[Your instructions]:
Extract, in full, the lines below, beginning at the first and ending with the line that contains "YAxis, ReferenceLine, ReferenceArea". Pictures do not belong in the copy.

[Data section]:
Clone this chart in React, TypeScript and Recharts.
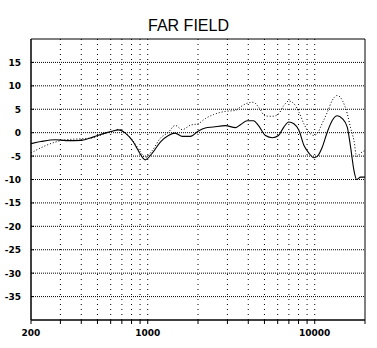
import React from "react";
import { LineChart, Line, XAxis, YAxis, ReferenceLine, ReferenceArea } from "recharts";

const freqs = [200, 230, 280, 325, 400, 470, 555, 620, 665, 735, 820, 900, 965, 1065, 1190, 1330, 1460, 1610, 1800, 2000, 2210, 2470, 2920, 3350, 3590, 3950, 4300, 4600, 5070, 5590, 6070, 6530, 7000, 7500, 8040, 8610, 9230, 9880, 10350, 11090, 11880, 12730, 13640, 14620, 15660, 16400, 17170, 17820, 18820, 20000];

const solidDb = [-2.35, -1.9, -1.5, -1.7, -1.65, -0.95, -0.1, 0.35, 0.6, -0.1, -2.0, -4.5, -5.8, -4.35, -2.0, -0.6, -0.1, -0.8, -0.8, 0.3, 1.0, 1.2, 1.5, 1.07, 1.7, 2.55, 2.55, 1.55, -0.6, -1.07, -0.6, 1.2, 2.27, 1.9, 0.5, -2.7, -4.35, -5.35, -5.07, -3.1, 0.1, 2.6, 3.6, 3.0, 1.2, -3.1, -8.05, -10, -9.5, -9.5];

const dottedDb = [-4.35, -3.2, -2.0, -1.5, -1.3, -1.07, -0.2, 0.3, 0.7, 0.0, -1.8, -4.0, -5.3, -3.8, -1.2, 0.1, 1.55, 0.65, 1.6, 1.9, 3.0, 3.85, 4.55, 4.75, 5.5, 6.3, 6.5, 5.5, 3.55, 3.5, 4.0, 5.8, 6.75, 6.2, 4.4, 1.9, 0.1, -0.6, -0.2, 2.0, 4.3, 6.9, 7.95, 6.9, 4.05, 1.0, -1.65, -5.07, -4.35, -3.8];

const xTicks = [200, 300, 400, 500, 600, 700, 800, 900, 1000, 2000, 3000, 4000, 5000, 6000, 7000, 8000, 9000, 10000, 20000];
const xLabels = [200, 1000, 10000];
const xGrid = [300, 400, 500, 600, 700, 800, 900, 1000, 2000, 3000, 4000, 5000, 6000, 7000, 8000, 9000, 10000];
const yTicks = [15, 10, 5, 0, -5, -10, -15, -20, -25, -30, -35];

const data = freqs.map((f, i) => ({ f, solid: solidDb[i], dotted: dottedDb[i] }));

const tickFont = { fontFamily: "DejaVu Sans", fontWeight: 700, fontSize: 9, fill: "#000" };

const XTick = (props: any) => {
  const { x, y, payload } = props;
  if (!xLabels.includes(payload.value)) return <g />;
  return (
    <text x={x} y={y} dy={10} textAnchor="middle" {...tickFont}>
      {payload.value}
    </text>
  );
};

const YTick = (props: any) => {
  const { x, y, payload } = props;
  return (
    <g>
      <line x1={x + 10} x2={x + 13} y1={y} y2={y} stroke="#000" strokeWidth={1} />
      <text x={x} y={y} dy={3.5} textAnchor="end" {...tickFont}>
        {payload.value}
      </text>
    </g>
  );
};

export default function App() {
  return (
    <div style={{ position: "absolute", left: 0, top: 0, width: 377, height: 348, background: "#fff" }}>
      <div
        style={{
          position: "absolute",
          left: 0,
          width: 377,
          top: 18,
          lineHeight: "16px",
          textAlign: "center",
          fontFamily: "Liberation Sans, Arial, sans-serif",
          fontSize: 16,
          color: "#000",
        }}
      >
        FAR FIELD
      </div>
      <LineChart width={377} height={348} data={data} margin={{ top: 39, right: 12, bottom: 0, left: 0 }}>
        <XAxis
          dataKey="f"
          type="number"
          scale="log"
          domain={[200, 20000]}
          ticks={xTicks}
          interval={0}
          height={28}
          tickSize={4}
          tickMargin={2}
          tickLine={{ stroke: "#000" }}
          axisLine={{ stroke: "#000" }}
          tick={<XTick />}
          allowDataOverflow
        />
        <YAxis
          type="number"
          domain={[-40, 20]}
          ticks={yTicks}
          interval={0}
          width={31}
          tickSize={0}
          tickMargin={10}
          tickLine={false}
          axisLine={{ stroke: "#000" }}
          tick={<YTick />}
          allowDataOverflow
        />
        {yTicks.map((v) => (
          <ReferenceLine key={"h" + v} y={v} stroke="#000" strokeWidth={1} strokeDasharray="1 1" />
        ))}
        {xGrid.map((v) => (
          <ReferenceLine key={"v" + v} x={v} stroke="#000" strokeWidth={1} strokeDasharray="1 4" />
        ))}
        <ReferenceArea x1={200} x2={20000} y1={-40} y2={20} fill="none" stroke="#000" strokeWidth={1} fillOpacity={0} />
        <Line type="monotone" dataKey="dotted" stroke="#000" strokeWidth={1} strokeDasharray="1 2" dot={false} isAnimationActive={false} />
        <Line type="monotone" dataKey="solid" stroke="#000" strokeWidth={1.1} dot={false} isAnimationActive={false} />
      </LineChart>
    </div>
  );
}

[Written response]:
Clone this chart in React, TypeScript and Recharts.
import React from "react";
import { LineChart, Line, XAxis, YAxis, ReferenceLine, ReferenceArea } from "recharts";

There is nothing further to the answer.